October 28, 2001 |
See also: [Year C Archive] |
Joel 2:23-32
Psalm 65
2
Timothy 4:6-8, 16-18
Luke 18:9-14
The Joel text is eschatological. The context is a devastating plague of locusts that has ruined the harvest. The people cry to God, and in answer receive word of the Day of the Lord, a day of judgment more scathing than that of the lost harvest. God will judge the nations in the midst of awesome phenomena; it is a day of dread. But in the midst of the prophecy of dread there comes a turning point. The dreaded judgment becomes, suddenly, not judgment at all, but a call to repentance with the promise of grace and mercy. God restores the fields, drives out the enemies, provides peace. And then the words repeated in Pentecost are given: "I will pour out my Spirit . . . and your sons and daughters will prophesy, your old men will dream dreams, and your young men will see visions." Notice the movement: loss, judgment, the invitation, the promise, the Spirit.
We can read it as a localized process that referred to ancient Israel; we can take it as the movement of salvation in history through the coming of Christ and the beginning of the church, and we can read it as a description of the individual’s drama of salvation through conviction, repentance, conversion, mercy. The three forms of reading are not in competition; rather, the text gives a thickness of meaning that can be drawn out to address all three situations.
The epistle text is, again, eschatological, but now not in terms of the judgment of nations and of a particular people, but individual. Paul faces his own death, and declares his faith. Death is not the last word, loss is not final. There is a future, and it is God’s. God’s righteousness shall at last prevail. To know this "in one’s bones" is to be immeasurably empowered for steadfastness in doing good. How we think about the future shapes our present actions.
The Luke text follows the story of the unrighteous judge with the story of the Pharisee and Publican at prayer. It can serve as an illustration of the lesson of the unrighteous judge, for God sees the heart, and justifies.
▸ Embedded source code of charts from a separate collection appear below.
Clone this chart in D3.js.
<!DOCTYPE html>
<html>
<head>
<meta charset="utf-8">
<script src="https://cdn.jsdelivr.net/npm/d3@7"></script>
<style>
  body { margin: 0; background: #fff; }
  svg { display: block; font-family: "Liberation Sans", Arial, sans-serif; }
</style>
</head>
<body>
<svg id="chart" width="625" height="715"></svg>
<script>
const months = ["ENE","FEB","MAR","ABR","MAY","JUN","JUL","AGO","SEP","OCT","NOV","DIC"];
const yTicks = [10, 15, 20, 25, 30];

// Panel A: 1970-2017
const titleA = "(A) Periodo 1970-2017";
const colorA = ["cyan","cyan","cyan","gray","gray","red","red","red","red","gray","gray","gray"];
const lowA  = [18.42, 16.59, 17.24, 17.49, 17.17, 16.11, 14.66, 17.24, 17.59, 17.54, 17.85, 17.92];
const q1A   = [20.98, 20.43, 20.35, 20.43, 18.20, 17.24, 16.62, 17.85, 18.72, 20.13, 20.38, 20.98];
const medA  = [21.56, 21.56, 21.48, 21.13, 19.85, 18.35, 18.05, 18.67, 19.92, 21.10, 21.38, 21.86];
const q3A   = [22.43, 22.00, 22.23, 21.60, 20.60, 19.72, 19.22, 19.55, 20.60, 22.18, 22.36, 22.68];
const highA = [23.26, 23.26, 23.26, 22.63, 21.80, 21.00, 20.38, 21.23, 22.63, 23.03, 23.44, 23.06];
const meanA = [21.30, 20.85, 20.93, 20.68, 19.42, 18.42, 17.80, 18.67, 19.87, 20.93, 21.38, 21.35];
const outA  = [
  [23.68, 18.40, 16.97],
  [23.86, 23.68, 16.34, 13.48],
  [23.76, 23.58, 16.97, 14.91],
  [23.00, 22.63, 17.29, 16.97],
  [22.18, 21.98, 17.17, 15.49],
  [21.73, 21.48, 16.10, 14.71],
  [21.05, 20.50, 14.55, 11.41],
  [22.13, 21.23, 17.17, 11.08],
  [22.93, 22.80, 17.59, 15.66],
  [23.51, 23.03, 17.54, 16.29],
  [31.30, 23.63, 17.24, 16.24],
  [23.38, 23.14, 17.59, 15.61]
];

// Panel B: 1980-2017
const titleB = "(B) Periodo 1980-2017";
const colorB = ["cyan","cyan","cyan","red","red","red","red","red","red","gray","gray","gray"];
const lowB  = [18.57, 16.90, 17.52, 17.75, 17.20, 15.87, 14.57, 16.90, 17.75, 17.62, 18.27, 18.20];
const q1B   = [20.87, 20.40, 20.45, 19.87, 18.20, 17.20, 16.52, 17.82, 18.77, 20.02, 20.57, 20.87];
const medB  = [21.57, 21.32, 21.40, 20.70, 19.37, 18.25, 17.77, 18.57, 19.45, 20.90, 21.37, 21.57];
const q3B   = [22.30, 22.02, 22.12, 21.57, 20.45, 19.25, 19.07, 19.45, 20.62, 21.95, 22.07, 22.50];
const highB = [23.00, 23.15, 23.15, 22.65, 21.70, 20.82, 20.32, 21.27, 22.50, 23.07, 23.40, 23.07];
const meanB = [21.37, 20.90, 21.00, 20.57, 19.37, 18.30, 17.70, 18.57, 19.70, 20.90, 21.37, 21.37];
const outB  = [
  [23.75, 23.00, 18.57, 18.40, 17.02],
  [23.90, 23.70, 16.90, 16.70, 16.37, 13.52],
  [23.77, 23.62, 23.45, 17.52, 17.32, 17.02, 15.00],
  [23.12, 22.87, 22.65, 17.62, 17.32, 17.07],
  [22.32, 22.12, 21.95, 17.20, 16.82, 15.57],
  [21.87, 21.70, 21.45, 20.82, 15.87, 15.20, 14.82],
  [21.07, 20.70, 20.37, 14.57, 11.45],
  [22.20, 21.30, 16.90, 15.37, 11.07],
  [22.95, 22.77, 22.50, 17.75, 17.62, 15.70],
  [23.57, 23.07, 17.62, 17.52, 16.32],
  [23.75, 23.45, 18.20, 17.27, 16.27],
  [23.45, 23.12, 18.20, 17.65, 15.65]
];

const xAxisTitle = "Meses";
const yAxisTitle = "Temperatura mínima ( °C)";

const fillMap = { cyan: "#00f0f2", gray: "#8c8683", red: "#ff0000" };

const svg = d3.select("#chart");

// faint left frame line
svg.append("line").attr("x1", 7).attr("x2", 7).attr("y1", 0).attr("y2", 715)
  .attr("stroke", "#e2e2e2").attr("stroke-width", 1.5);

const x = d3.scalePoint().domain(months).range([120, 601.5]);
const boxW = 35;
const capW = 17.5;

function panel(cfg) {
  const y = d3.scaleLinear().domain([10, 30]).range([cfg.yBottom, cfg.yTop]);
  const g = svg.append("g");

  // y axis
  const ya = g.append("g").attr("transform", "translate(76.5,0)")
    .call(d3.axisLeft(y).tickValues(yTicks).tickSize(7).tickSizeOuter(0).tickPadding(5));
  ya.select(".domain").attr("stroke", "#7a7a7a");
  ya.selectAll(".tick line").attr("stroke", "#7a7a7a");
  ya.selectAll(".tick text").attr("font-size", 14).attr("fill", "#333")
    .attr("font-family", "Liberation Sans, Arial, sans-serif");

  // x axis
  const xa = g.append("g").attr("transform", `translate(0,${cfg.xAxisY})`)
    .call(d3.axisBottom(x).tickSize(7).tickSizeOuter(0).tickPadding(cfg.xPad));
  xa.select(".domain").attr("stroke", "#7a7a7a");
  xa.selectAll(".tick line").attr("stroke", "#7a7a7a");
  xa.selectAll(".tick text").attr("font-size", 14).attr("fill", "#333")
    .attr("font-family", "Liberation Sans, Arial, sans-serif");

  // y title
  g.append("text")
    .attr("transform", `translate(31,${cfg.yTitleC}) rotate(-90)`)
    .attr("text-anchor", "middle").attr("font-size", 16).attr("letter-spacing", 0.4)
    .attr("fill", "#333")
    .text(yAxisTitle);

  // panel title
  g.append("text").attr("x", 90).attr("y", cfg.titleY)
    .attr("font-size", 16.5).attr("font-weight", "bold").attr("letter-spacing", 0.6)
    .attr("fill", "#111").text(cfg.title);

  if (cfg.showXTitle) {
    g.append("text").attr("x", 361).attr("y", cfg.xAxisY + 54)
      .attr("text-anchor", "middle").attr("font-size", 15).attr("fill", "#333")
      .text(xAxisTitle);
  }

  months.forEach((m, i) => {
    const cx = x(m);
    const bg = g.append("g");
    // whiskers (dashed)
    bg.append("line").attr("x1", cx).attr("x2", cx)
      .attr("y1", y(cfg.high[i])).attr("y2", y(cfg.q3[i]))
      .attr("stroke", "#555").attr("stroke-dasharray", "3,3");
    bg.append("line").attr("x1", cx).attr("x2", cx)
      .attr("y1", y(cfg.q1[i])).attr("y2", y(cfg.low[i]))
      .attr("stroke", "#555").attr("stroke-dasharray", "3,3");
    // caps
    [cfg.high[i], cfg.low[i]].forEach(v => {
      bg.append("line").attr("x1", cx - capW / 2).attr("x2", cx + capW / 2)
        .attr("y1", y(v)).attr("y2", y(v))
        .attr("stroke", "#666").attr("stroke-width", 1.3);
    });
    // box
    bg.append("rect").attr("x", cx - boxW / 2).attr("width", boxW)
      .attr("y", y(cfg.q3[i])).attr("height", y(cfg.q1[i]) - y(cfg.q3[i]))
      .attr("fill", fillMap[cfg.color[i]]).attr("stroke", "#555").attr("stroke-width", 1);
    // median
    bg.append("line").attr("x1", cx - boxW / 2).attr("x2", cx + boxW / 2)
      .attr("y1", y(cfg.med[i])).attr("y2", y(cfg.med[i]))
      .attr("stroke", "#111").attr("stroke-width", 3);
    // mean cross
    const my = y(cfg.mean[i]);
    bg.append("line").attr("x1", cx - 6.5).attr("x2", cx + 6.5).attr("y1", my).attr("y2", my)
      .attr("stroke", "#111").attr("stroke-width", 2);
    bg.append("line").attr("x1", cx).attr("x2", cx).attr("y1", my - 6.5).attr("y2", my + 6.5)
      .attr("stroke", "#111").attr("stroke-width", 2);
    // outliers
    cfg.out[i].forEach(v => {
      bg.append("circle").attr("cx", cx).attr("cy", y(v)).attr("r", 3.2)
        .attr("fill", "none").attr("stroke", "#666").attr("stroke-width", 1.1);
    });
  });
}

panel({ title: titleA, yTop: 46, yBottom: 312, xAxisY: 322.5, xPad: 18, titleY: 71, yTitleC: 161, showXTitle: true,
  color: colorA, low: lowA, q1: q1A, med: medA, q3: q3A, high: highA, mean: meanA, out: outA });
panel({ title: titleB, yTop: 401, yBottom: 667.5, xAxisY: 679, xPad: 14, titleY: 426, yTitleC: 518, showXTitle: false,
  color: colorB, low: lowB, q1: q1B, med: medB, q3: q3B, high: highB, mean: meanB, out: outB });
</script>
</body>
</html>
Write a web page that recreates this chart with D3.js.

The story is familiar: the Publican prays to applaud his own righteousness, whereas the Publican prays to confess his sin. It’s not that the Pharisee was not righteous in his actions—they were fine actions. The problem was in his motive. He acted not because the actions were good, but in order to prove himself righteous before others. The Publican’s prayer was appropriate: he was a tax-gatherer, and traditionally these persons overtaxed the people in order to supplement their income. In overtaxing the people, he was robbing them; he was unrighteous. But he was honest about himself and his motives, naming himself a sinner before God, asking for mercy. God heard each prayer for what it was: the Pharisee asked nothing of God; his purpose was self-congratulations. The Publican asked for mercy, and received it, and presumably changed his ways. What of our own praying? Are we honest before God? God knows us so thoroughly that we might as well be honest. Do our prayers represent our own heart-searchings? Do we take confession seriously? The promise is that God answers our confessions with mercy, grace, and the empowerment to do good.